In 1867, Alexander Gardner (October 17, 1821 – December 10, 1882) was appointed chief photographer to the Eastern Division of Union Pacific Railway (renamed the Kansas Pacific Railway in March 1869).
In the fall of 1867, Gardner, an immigrant from Scotland best known for his photographs of the US Civil War, journeyed from Washington DC, where he’d been running the Mathew Brady’s photography gallery, to St. Louis, Missouri where he met up with the survey party seeking the best route for the proposed southern branch of transcontinental railroad.
From St. Louis, the survey party traveled through Kansas, Colorado, New Mexico and Arizona to San Francisco, California.
The photographs, taken during the expedition in 1867 and 1868, were published in a portfolio of 127 albumen pictures entitled Across the Continent on the Kansas Pacific Railroad (Route of the 35th Parallel) circa 1869.
The Journey begins: Depot of Pacific Railroad, St. Louis, Mo.
On March 9, 1869 a joint resolution of Congress authorized the changing of the Union Pacific Railway Company, Eastern Division’s name to the Kansas Pacific Railway Company. Although all of the photographs published in Across the Continent on the Kansas Pacific Railroad (Route of the 35th Parallel) are attributed to Gardner, some of the images may have been taken by one of the other photographers Gardner supervised on the expedition.
“As official photographer for the expedition, Gardner was allowed to published all the expedition photographs under his name. In 1867 he stated in a deposition that although a photograph was identified on the mount as a ‘Photograph by A. Gardner,’ it simply meant that it was printed or copied in his gallery; he was not necessarily the photographer. The other photographers on the expedition were Dr. William A. Bell, William R. Pywell, and Gardner’s son, Lawrence, who apprenticed on the expedition.” [Katz, D. Mark (1991). Witness to an era: the life and photographs of Alexander Gardner: the Civil War, Lincoln, and the West. Nashville, Tennessee: Rutledge Hill. Page 220]; Images most likely published in 1869.
“Along with images made by photographers under his [Alexander Gardner’s] supervision, his photographs were published in an album titled Across the Continent on the Kansas Pacific Railyway (Route of the 35th Parallel), offered for sale on April, 1869.”
– Marien, Mary Warner (2006). Photography: a cultural history. London: Laurence King Publishing Ltd.
Massachusetts Avenue, Lawrence, Kansas, 38 miles west of Missouri River.
Overlooking Lawerence and the Kansas River. Creator:Contributor- Gardner, Alexander, 1821-1882 (photographer)

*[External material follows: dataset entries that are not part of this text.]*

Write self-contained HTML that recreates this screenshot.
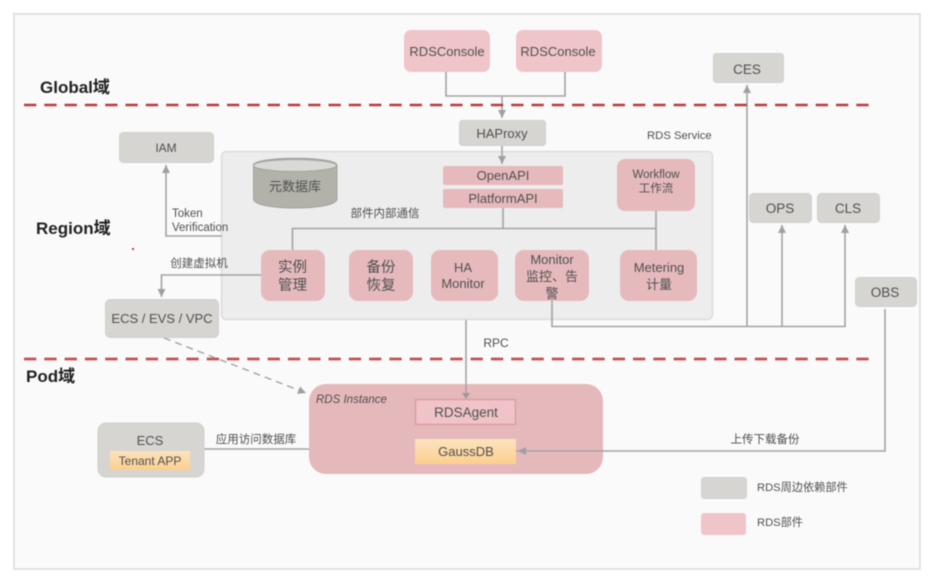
<!DOCTYPE html>
<html><head><meta charset="utf-8"><style>
html,body{margin:0;padding:0;background:#fff;width:934px;height:580px;overflow:hidden}
svg{display:block;filter:blur(0.6px)}
text{font-family:"Liberation Sans","Noto Sans CJK SC",sans-serif;fill:#505050;text-anchor:middle;font-size:13px}
.l{text-anchor:start}
.h{font-size:17px;font-weight:bold;fill:#222;text-anchor:start}
.w{fill:none;stroke:#a3a3a3;stroke-width:1.6}
.g{fill:#d6d5d2;stroke:#cfcfcc;stroke-width:1}
.p{fill:#e6babd}
.pl{fill:#efc5c9}
</style></head><body>
<svg width="934" height="580" viewBox="0 0 934 580" xmlns="http://www.w3.org/2000/svg">
<defs>
<linearGradient id="o" x1="0" y1="0" x2="0" y2="1"><stop offset="0" stop-color="#fbe3bf"/><stop offset="1" stop-color="#fdcf8e"/></linearGradient>
<marker id="a" markerWidth="10" markerHeight="10" refX="8" refY="4" orient="auto" markerUnits="userSpaceOnUse"><path d="M0 0L8 4L0 8z" fill="#a0a0a0"/></marker>
</defs>
<rect x="14" y="14" width="906" height="555" fill="#fbfafb" stroke="#dcdcdc" stroke-width="1.6"/>

<rect x="221.500" y="151.500" width="491" height="168" rx="5" fill="#ededee" stroke="#dcdcdc" stroke-width="1.500"/>

<!-- wires -->
<path class="w" d="M446 72V96H565V72"/>
<path class="w" d="M502 96V118" marker-end="url(#a)"/>
<path class="w" d="M502 146V164" marker-end="url(#a)"/>
<path class="w" d="M292.500 250V228.500H656M503 208V228.500M656 211V250"/>
<path class="w" d="M222 236H166V165" marker-end="url(#a)"/>
<path class="w" d="M261 275H161.500V297" marker-end="url(#a)"/>
<path class="w" d="M552 301V326.500H845V225" marker-end="url(#a)"/>
<path class="w" d="M747 326V85" marker-end="url(#a)"/>
<path class="w" d="M782 326V225" marker-end="url(#a)"/>
<path class="w" d="M466 320V385" stroke-width="1.800"/>
<path class="w" d="M885 309V451H518" marker-end="url(#a)"/>
<path class="w" d="M204 449H310"/>

<!-- domain dashes -->
<line x1="24" y1="105" x2="870" y2="105" stroke="#bb3a3a" stroke-width="2.600" stroke-dasharray="12.300 8"/>
<line x1="24" y1="359" x2="870" y2="359" stroke="#c45050" stroke-width="2.800" stroke-dasharray="12.300 8"/>
<path d="M164 338L306 393" fill="none" stroke="#a3a3a3" stroke-width="1.400" stroke-dasharray="7 5" marker-end="url(#a)"/>

<!-- top row -->
<rect class="pl" x="404" y="30" width="86" height="42" rx="7"/><text x="447" y="56">RDSConsole</text>
<rect class="pl" x="516" y="30" width="86" height="42" rx="7"/><text x="558" y="56">RDSConsole</text>
<rect class="g" x="713.500" y="53.500" width="70" height="29" rx="3"/><text x="747" y="74" style="font-size:13.500px">CES</text>
<rect class="g" x="459.500" y="120.500" width="86" height="25" rx="3"/><text x="502" y="138">HAProxy</text>
<text class="l" x="647" y="139" style="font-size:11.300px">RDS Service</text>
<rect class="g" x="119.500" y="132.500" width="94" height="30" rx="4"/><text x="166" y="152" style="font-size:12px">IAM</text>

<!-- cylinder -->
<path d="M253.500 165C253.500 156 337 156 337 165V199C337 211 253.500 211 253.500 199Z" fill="#b2b2aa" stroke="#a3a39c"/>
<ellipse cx="295" cy="165.500" rx="41.500" ry="6" fill="#d9d9d5" stroke="#a3a39c"/>
<text x="295" y="191" style="font-size:13px">元数据库</text>

<!-- API -->
<rect class="p" x="443" y="166" width="120" height="19" rx="2"/><text x="503" y="180">OpenAPI</text>
<rect class="p" x="443" y="189" width="120" height="19" rx="2"/><text x="503" y="203">PlatformAPI</text>
<rect class="p" x="617" y="159" width="78" height="52" rx="8"/><text x="656" y="178" style="font-size:11.500px">Workflow</text><text x="656" y="192" style="font-size:11.500px">工作流</text>
<text x="385" y="217" style="font-size:11.500px">部件内部通信</text>
<rect class="g" x="749.500" y="193.500" width="62" height="29" rx="4"/><text x="780" y="213" style="font-size:13.500px">OPS</text>
<rect class="g" x="817.500" y="193.500" width="62" height="29" rx="4"/><text x="848" y="213" style="font-size:13.500px">CLS</text>
<rect class="g" x="855.500" y="277.500" width="61" height="29" rx="4"/><text x="885" y="297" style="font-size:13.500px">OBS</text>

<text class="l" x="172" y="217" style="font-size:11.500px">Token</text>
<text class="l" x="172" y="231" style="font-size:11.500px">Verification</text>
<text x="199" y="267" style="font-size:11.500px">创建虚拟机</text>

<!-- components -->
<rect class="p" x="261" y="250" width="64" height="51" rx="9"/><text x="292.500" y="272" style="font-size:14.500px">实例</text><text x="292.500" y="290" style="font-size:14.500px">管理</text>
<rect class="p" x="349" y="250" width="64" height="51" rx="9"/><text x="381" y="272" style="font-size:14.500px">备份</text><text x="381" y="290" style="font-size:14.500px">恢复</text>
<rect class="p" x="431" y="250" width="67" height="51" rx="9"/><text x="463" y="272">HA</text><text x="463" y="288">Monitor</text>
<rect class="p" x="515" y="250" width="74" height="51" rx="9"/><text x="552" y="264">Monitor</text><text x="552" y="281">监控、告</text><text x="552" y="298">警</text>
<rect class="p" x="620" y="250" width="77" height="51" rx="9"/><text x="659" y="272">Metering</text><text x="659" y="289">计量</text>
<rect class="g" x="105.500" y="299.500" width="113" height="38" rx="5"/><text x="162" y="323">ECS / EVS / VPC</text>
<text x="496" y="347" style="font-size:12px">RPC</text>

<!-- headings -->
<text class="h" x="40" y="93">Global域</text>
<text class="h" x="36" y="234">Region域</text>
<text class="h" x="26" y="382">Pod域</text>
<rect x="132" y="248" width="2" height="2" fill="#d33"/>

<!-- instance -->
<rect x="309" y="384" width="294" height="90" rx="17" fill="#e5b9bc"/>
<text class="l" x="316" y="403" style="font-size:11.500px;font-style:italic">RDS Instance</text>
<rect x="415.500" y="399.500" width="100" height="25" fill="#efc3c8" stroke="#dd9ea3" stroke-width="1.500"/><text x="466" y="417" style="font-size:13.500px">RDSAgent</text>
<rect x="415" y="439" width="101" height="25" fill="url(#o)"/><text x="466" y="456">GaussDB</text>
<path d="M466 384V398" stroke="#b09a9c" stroke-width="1.400"/>
<path d="M462 393L466 399L470 393Z" fill="#a89497"/>
<path class="w" d="M516 451H604"/>
<path d="M518 451L526 447V455Z" fill="#a0a0a0"/>

<rect class="g" x="98" y="423" width="106" height="54" rx="8"/>
<text x="150" y="445">ECS</text>
<rect x="110" y="451" width="80" height="19" fill="url(#o)"/><text x="150" y="465" style="font-size:12px">Tenant APP</text>
<text x="256" y="443" style="font-size:11.500px">应用访问数据库</text>
<text x="765" y="443" style="font-size:11.500px">上传下载备份</text>

<!-- legend -->
<rect class="g" x="701.500" y="477.500" width="45" height="21" rx="3"/>
<text class="l" x="757" y="491" style="font-size:11.200px">RDS周边依赖部件</text>
<rect class="pl" x="701" y="513" width="45" height="22" rx="3"/>
<text class="l" x="757" y="526" style="font-size:11.200px">RDS部件</text>
</svg>
</body></html>
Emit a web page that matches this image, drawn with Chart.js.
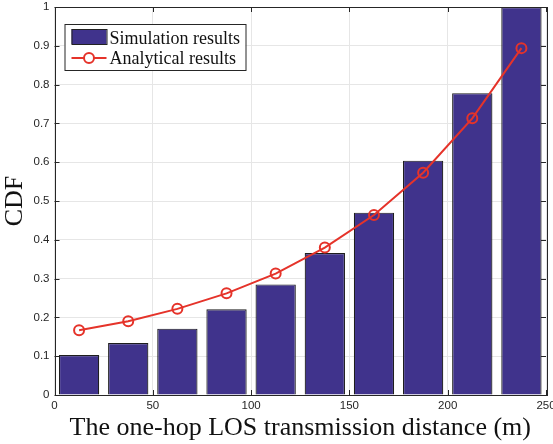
<!DOCTYPE html>
<html lang="en">
<head>
    <meta charset="UTF-8">
    <title>CDF of one-hop LOS transmission distance</title>
    <script src="https://cdn.jsdelivr.net/npm/chart.js"></script>
    <style>
        body { margin: 0; background: #fff; }
        #wrap { width: 553px; height: 444px; }
    </style>
</head>
<body>
<div id="wrap"><canvas id="cdfChart" width="553" height="444"></canvas></div>
<script>
    // distance bins (centres, m)
    const distances = [12.5, 37.5, 62.5, 87.5, 112.5, 137.5, 162.5, 187.5, 212.5, 237.5];
    const simulation = [0.103, 0.134, 0.171, 0.221, 0.285, 0.366, 0.470, 0.604, 0.778, 1.0];
    const analytical = [0.167, 0.190, 0.222, 0.262, 0.313, 0.380, 0.464, 0.573, 0.713, 0.894];
    const xTicks = [0, 50, 100, 150, 200, 250];
    const yTicks = [0, 0.1, 0.2, 0.3, 0.4, 0.5, 0.6, 0.7, 0.8, 0.9, 1];

    const barColor = '#40338c';
    const lineColor = '#e5332a';
    const axisColor = '#262626';

    // MATLAB style box with inward ticks
    const boxPlugin = {
        id: 'box',
        afterDatasetsDraw(chart) {
            const { ctx, chartArea: a, scales: { x, y } } = chart;
            ctx.save();
            ctx.strokeStyle = axisColor;
            ctx.lineWidth = 1;
            ctx.beginPath();
            xTicks.forEach(v => {
                const px = Math.round(x.getPixelForValue(v)) + 0.5;
                ctx.moveTo(px, a.bottom); ctx.lineTo(px, a.bottom - 5);
                ctx.moveTo(px, a.top); ctx.lineTo(px, a.top + 5);
            });
            yTicks.forEach(v => {
                const py = Math.round(y.getPixelForValue(v)) + 0.5;
                ctx.moveTo(a.left, py); ctx.lineTo(a.left + 5, py);
                ctx.moveTo(a.right, py); ctx.lineTo(a.right - 5, py);
            });
            ctx.stroke();
            ctx.strokeRect(Math.round(a.left) + 0.5, Math.round(a.top) + 0.5,
                Math.round(a.right - a.left), Math.round(a.bottom - a.top));
            ctx.restore();
        }
    };

    // legend box in the upper left corner
    const legendPlugin = {
        id: 'boxLegend',
        afterDraw(chart) {
            const { ctx, chartArea: a } = chart;
            const lx = a.left + 10, ly = a.top + 17;
            ctx.save();
            ctx.fillStyle = '#fff';
            ctx.fillRect(lx, ly, 181, 46);
            ctx.strokeStyle = axisColor;
            ctx.lineWidth = 1;
            ctx.strokeRect(lx + 0.5, ly + 0.5, 181, 46);

            ctx.fillStyle = barColor;
            ctx.fillRect(lx + 7, ly + 5, 35, 15);
            ctx.strokeStyle = '#222';
            ctx.strokeRect(lx + 7.5, ly + 5.5, 35, 15);

            ctx.strokeStyle = lineColor;
            ctx.lineWidth = 2;
            ctx.beginPath();
            ctx.moveTo(lx + 7, ly + 34); ctx.lineTo(lx + 42, ly + 34);
            ctx.stroke();
            ctx.beginPath();
            ctx.arc(lx + 24.5, ly + 34, 5, 0, Math.PI * 2);
            ctx.fillStyle = '#fff';
            ctx.fill();
            ctx.stroke();

            ctx.fillStyle = '#111';
            ctx.font = '18px "Liberation Serif", serif';
            ctx.textBaseline = 'alphabetic';
            ctx.fillText('Simulation results', lx + 45, ly + 20);
            ctx.fillText('Analytical results', lx + 45, ly + 40);
            ctx.restore();
        }
    };

    new Chart(document.getElementById('cdfChart'), {
        data: {
            datasets: [
                {
                    type: 'line',
                    label: 'Analytical results',
                    data: distances.map((d, i) => ({ x: d, y: analytical[i] })),
                    borderColor: lineColor,
                    borderWidth: 2,
                    pointRadius: 5,
                    pointBorderWidth: 2,
                    pointBackgroundColor: 'rgba(255,255,255,0)',
                    pointBorderColor: lineColor,
                    tension: 0,
                    order: 0
                },
                {
                    type: 'bar',
                    label: 'Simulation results',
                    data: distances.map((d, i) => ({ x: d, y: simulation[i] })),
                    backgroundColor: barColor,
                    borderColor: '#1e1e1e',
                    borderWidth: 1.2,
                    barPercentage: 0.82,
                    categoryPercentage: 1,
                    order: 1
                }
            ]
        },
        options: {
            responsive: false,
            animation: false,
            layout: { padding: { top: 6, right: 5, left: 0, bottom: 0 } },
            plugins: {
                legend: { display: false },
                tooltip: { enabled: false }
            },
            scales: {
                x: {
                    type: 'linear',
                    min: 0,
                    max: 250,
                    offset: false,
                    afterBuildTicks: s => { s.ticks = xTicks.map(v => ({ value: v })); },
                    afterFit: s => { s.height = 49; s.paddingRight = 0; },
                    grid: { color: '#e6e6e6', drawTicks: false, offset: false },
                    border: { display: false },
                    ticks: {
                        color: '#262626',
                        font: { family: '"Liberation Sans", Arial, sans-serif', size: 11.5 },
                        padding: 4,
                        maxRotation: 0,
                        autoSkip: false
                    },
                    title: {
                        display: true,
                        text: 'The one-hop LOS transmission distance (m)',
                        color: '#111',
                        font: { family: '"Liberation Serif", serif', size: 26 },
                        padding: { top: 0, bottom: 0 }
                    }
                },
                y: {
                    min: 0,
                    max: 1,
                    afterBuildTicks: s => { s.ticks = yTicks.map(v => ({ value: v })); },
                    afterFit: s => { s.width = 54.5; s.paddingTop = 0; s.paddingBottom = 0; },
                    grid: { color: '#e6e6e6', drawTicks: false },
                    border: { display: false },
                    ticks: {
                        color: '#262626',
                        font: { family: '"Liberation Sans", Arial, sans-serif', size: 11.5 },
                        padding: 5,
                        callback: v => String(Math.round(v * 10) / 10)
                    },
                    title: {
                        display: true,
                        text: 'CDF',
                        color: '#111',
                        font: { family: '"Liberation Serif", serif', size: 26 },
                        padding: { top: 0, bottom: 0 }
                    }
                }
            }
        },
        plugins: [boxPlugin, legendPlugin]
    });
</script>
</body>
</html>
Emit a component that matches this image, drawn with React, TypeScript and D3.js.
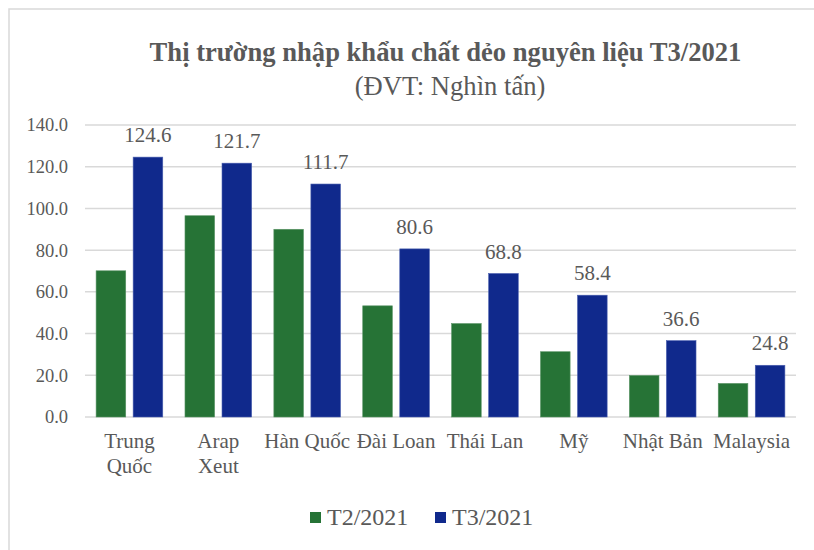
import React from "react";
import * as d3 from "d3";

const categories = ["Trung\nQuốc", "Arap\nXeut", "Hàn Quốc", "Đài Loan", "Thái Lan", "Mỹ", "Nhật Bản", "Malaysia"];
const seriesNames = ["T2/2021", "T3/2021"];
const t2Values = [70.1, 96.5, 90.0, 53.3, 44.8, 31.3, 19.9, 16.1];
const t3Values = [124.6, 121.7, 111.7, 80.6, 68.8, 58.4, 36.6, 24.8];
const yTicks = [0, 20, 40, 60, 80, 100, 120, 140];
const colors = ["#267336", "#10298c"];

const W = 814;
const H = 550;
const textColor = "#595959";
const font = "'Liberation Serif', 'Times New Roman', serif";

export default function App() {
  const x0 = d3.scaleBand<string>().domain(categories).range([85, 796]).paddingInner(0.25).paddingOuter(0.125);
  const x1 = d3.scaleBand<string>().domain(seriesNames).range([0, x0.bandwidth()]).paddingInner(0.2).paddingOuter(0);
  const y = d3.scaleLinear().domain([0, 140]).range([417, 125]);
  const series = [t2Values, t3Values];

  return (
    <svg width={W} height={H} style={{ position: "absolute", left: 0, top: 0, background: "#fff" }} fontFamily={font}>
      <rect x={9} y={9} width={W + 20} height={H + 20} fill="#fff" stroke="#d9d9d9" strokeWidth={1.5} />
      <text x={445.5} y={61} textAnchor="middle" fontSize={26.6} fontWeight="bold" fill={textColor}>
        Thị trường nhập khẩu chất dẻo nguyên liệu T3/2021
      </text>
      <text x={450} y={95} textAnchor="middle" fontSize={26.6} fill={textColor}>
        (ĐVT: Nghìn tấn)
      </text>
      {yTicks.map((t) => (
        <g key={t}>
          <line x1={85} x2={796} y1={y(t)} y2={y(t)} stroke="#d9d9d9" strokeWidth={1.5} />
          <text x={68} y={y(t)} dy="0.35em" textAnchor="end" fontSize={18.5} fill={textColor}>
            {d3.format(".1f")(t)}
          </text>
        </g>
      ))}
      {categories.map((c, i) => (
        <g key={c} transform={`translate(${x0(c)},0)`}>
          {series.map((vals, s) => (
            <rect
              key={s}
              x={x1(seriesNames[s])}
              y={y(vals[i])}
              width={x1.bandwidth()}
              height={y(0) - y(vals[i])}
              fill={colors[s]}
              stroke={s === 0 ? "#5a9466" : "#4a5fb0"}
              strokeWidth={0.6}
            />
          ))}
          <text
            x={(x1(seriesNames[1]) as number) + x1.bandwidth() / 2}
            y={y(t3Values[i]) - 15}
            textAnchor="middle"
            fontSize={21}
            fill={textColor}
          >
            {d3.format(".1f")(t3Values[i])}
          </text>
          {c.split("\n").map((line, k) => (
            <text key={k} x={x0.bandwidth() / 2} y={448 + k * 25} textAnchor="middle" fontSize={21} fill={textColor}>
              {line}
            </text>
          ))}
        </g>
      ))}
      {seriesNames.map((s, i) => (
        <g key={s} transform={`translate(${i === 0 ? 310 : 435},512)`}>
          <rect x={0} y={0} width={11} height={11} fill={colors[i]} />
          <text x={17} y={13} fontSize={24} fill={textColor}>
            {s}
          </text>
        </g>
      ))}
    </svg>
  );
}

Topeka, Capital of Kansas, in 1867, 68 miles west of Missouri River
St. Mary’s Mission, Kansas, Pottawatamie School, 90 miles west of Missouri River.
Banks of the Kaw, near Fort Riley, 135 miles west of Missouri River.
Shipping Point for Texan Cattle, Abilene, Kansas, 162 miles west of Missouri River.
On the Kansas Plains, 185 miles west of Missouri River.
Mushroom Rock on Alum Creek, Kansas, 211 miles west of Missouri River.
View near Fort Harker, Kansas, 216 miles west of Missouri River.
Castle Rock, Kansas, on the Smoky Hill, 385 miles west of Missouri River.
Runk’s Division of the Engineer Corps on the Plains.
Church at Isletta, New Mexico, on the Rio Grande, below Albuquerque, 871 miles west of Missouri River.
Zuni near border of New Mexico and Arizona.
Engineer camp at the Zuni Pass, in the Sierra Madre, N.M., 975 miles west of Missouri River.
Zuni Pass, New Mexico, summit of Sierra Madre. (Water Shed of Contient,) November, 1867; 980 miles west of Missouri River.
Ancient Pueblo Town of Zuni, Western New Mexico,
The two races, at Fort Mojave, Arizona.
Yucca tree, Spanish Bayonet, on the Great Basin, Southern California; Sierra Nevada in the distance, 1670 miles from Missouri River.
Canada de las Uvas, or Tejon Pass in Sierra Nevada, California, 1,690 miles west of Missouri River.
Seal Rocks, in Pacific Ocean, near San Francisco, 1,955 miles west of Missouri River. Last scene of all in this strange, eventful history.